# [WHAT IS ASKED]
Strip the pictures and reproduce the rest of the listing exactly.

# [PROVIDED DATA]
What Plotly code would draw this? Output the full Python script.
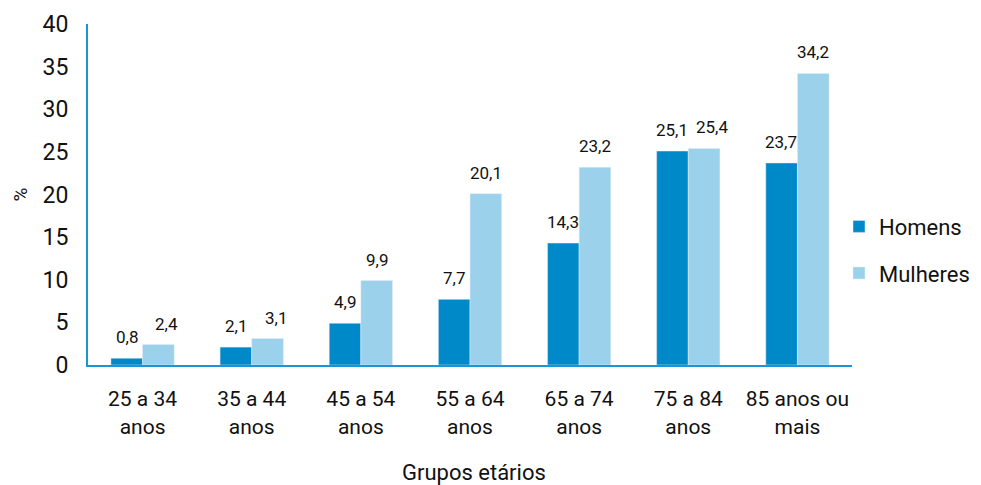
import plotly.graph_objects as go

categories = ["25 a 34<br>anos", "35 a 44<br>anos", "45 a 54<br>anos", "55 a 64<br>anos",
              "65 a 74<br>anos", "75 a 84<br>anos", "85 anos ou<br>mais"]
homens = [0.8, 2.1, 4.9, 7.7, 14.3, 25.1, 23.7]
mulheres = [2.4, 3.1, 9.9, 20.1, 23.2, 25.4, 34.2]
y_ticks = [0, 5, 10, 15, 20, 25, 30, 35, 40]

C_H = "#0089C9"
C_M = "#9BD1EA"
AXIS = "#1A95D5"
FONT = "Roboto"
TXT = "#111111"

fig = go.Figure()
fig.add_trace(go.Bar(name="Homens", x=categories, y=homens, marker_color=C_H, legendgroup="h"))
fig.add_trace(go.Bar(name="Mulheres", x=categories, y=mulheres, marker_color=C_M, legendgroup="m"))

def fmt(v):
    return f"{v:.1f}".replace(".", ",")

anns = []
for c, h, m in zip(categories, homens, mulheres):
    close = abs(h - m) < 2
    anns.append(dict(x=c, y=h, text=fmt(h), xref="x", yref="y", showarrow=False,
                     xshift=-16, yshift=21, font=dict(size=17, color=TXT, family=FONT)))
    anns.append(dict(x=c, y=m, text=fmt(m), xref="x", yref="y", showarrow=False,
                     xshift=24 if close else 16, yshift=21,
                     font=dict(size=17, color=TXT, family=FONT)))

anns.append(dict(text="Grupos etários", xref="paper", yref="paper", x=0.505, y=-0.314,
                 showarrow=False, xanchor="center", yanchor="middle",
                 font=dict(size=22, color=TXT, family=FONT)))
anns.append(dict(text="%", xref="paper", yref="paper", x=-0.089, y=0.5,
                 showarrow=False, xanchor="center", yanchor="middle", textangle=-90,
                 font=dict(size=19, color=TXT, family=FONT)))

# page body has an 8px margin, so the figure is sized to fit the 981x485 window
fig.update_layout(
    width=973, height=477,
    margin=dict(l=80, r=129, t=16, b=120, autoexpand=False),
    paper_bgcolor="white", plot_bgcolor="white",
    barmode="group", bargap=0.42, bargroupgap=0,
    font=dict(family=FONT, color=TXT),
    annotations=anns,
    legend=dict(x=0.983, y=0.337, xanchor="left", yanchor="middle",
                font=dict(size=22, family=FONT, color=TXT), itemwidth=30, tracegroupgap=15),
    xaxis=dict(showline=True, linecolor=AXIS, linewidth=2, ticks="", showgrid=False,
               automargin=False, ticklabelstandoff=14,
               tickfont=dict(size=21, family=FONT, color=TXT)),
    yaxis=dict(range=[0, 40], tickvals=y_ticks, showline=True, linecolor=AXIS, linewidth=2,
               ticks="", showgrid=False, zeroline=False, automargin=False,
               tickfont=dict(size=23, family=FONT, color=TXT), ticklabelstandoff=13),
)

fig.write_html("out.html")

# [TASK RESULT]
What Plotly code would draw this? Output the full Python script.
import plotly.graph_objects as go

categories = ["25 a 34<br>anos", "35 a 44<br>anos", "45 a 54<br>anos", "55 a 64<br>anos",
              "65 a 74<br>anos", "75 a 84<br>anos", "85 anos ou<br>mais"]
homens = [0.8, 2.1, 4.9, 7.7, 14.3, 25.1, 23.7]
mulheres = [2.4, 3.1, 9.9, 20.1, 23.2, 25.4, 34.2]
y_ticks = [0, 5, 10, 15, 20, 25, 30, 35, 40]

C_H = "#0089C9"
C_M = "#9BD1EA"
AXIS = "#1A95D5"
FONT = "Roboto"
TXT = "#111111"

fig = go.Figure()
fig.add_trace(go.Bar(name="Homens", x=categories, y=homens, marker_color=C_H, legendgroup="h"))
fig.add_trace(go.Bar(name="Mulheres", x=categories, y=mulheres, marker_color=C_M, legendgroup="m"))

def fmt(v):
    return f"{v:.1f}".replace(".", ",")

anns = []
for c, h, m in zip(categories, homens, mulheres):
    close = abs(h - m) < 2
    anns.append(dict(x=c, y=h, text=fmt(h), xref="x", yref="y", showarrow=False,
                     xshift=-16, yshift=21, font=dict(size=17, color=TXT, family=FONT)))
    anns.append(dict(x=c, y=m, text=fmt(m), xref="x", yref="y", showarrow=False,
                     xshift=24 if close else 16, yshift=21,
                     font=dict(size=17, color=TXT, family=FONT)))

anns.append(dict(text="Grupos etários", xref="paper", yref="paper", x=0.505, y=-0.314,
                 showarrow=False, xanchor="center", yanchor="middle",
                 font=dict(size=22, color=TXT, family=FONT)))
anns.append(dict(text="%", xref="paper", yref="paper", x=-0.089, y=0.5,
                 showarrow=False, xanchor="center", yanchor="middle", textangle=-90,
                 font=dict(size=19, color=TXT, family=FONT)))

# page body has an 8px margin, so the figure is sized to fit the 981x485 window
fig.update_layout(
    width=973, height=477,
    margin=dict(l=80, r=129, t=16, b=120, autoexpand=False),
    paper_bgcolor="white", plot_bgcolor="white",
    barmode="group", bargap=0.42, bargroupgap=0,
    font=dict(family=FONT, color=TXT),
    annotations=anns,
    legend=dict(x=0.983, y=0.337, xanchor="left", yanchor="middle",
                font=dict(size=22, family=FONT, color=TXT), itemwidth=30, tracegroupgap=15),
    xaxis=dict(showline=True, linecolor=AXIS, linewidth=2, ticks="", showgrid=False,
               automargin=False, ticklabelstandoff=14,
               tickfont=dict(size=21, family=FONT, color=TXT)),
    yaxis=dict(range=[0, 40], tickvals=y_ticks, showline=True, linecolor=AXIS, linewidth=2,
               ticks="", showgrid=False, zeroline=False, automargin=False,
               tickfont=dict(size=23, family=FONT, color=TXT), ticklabelstandoff=13),
)

fig.write_html("out.html")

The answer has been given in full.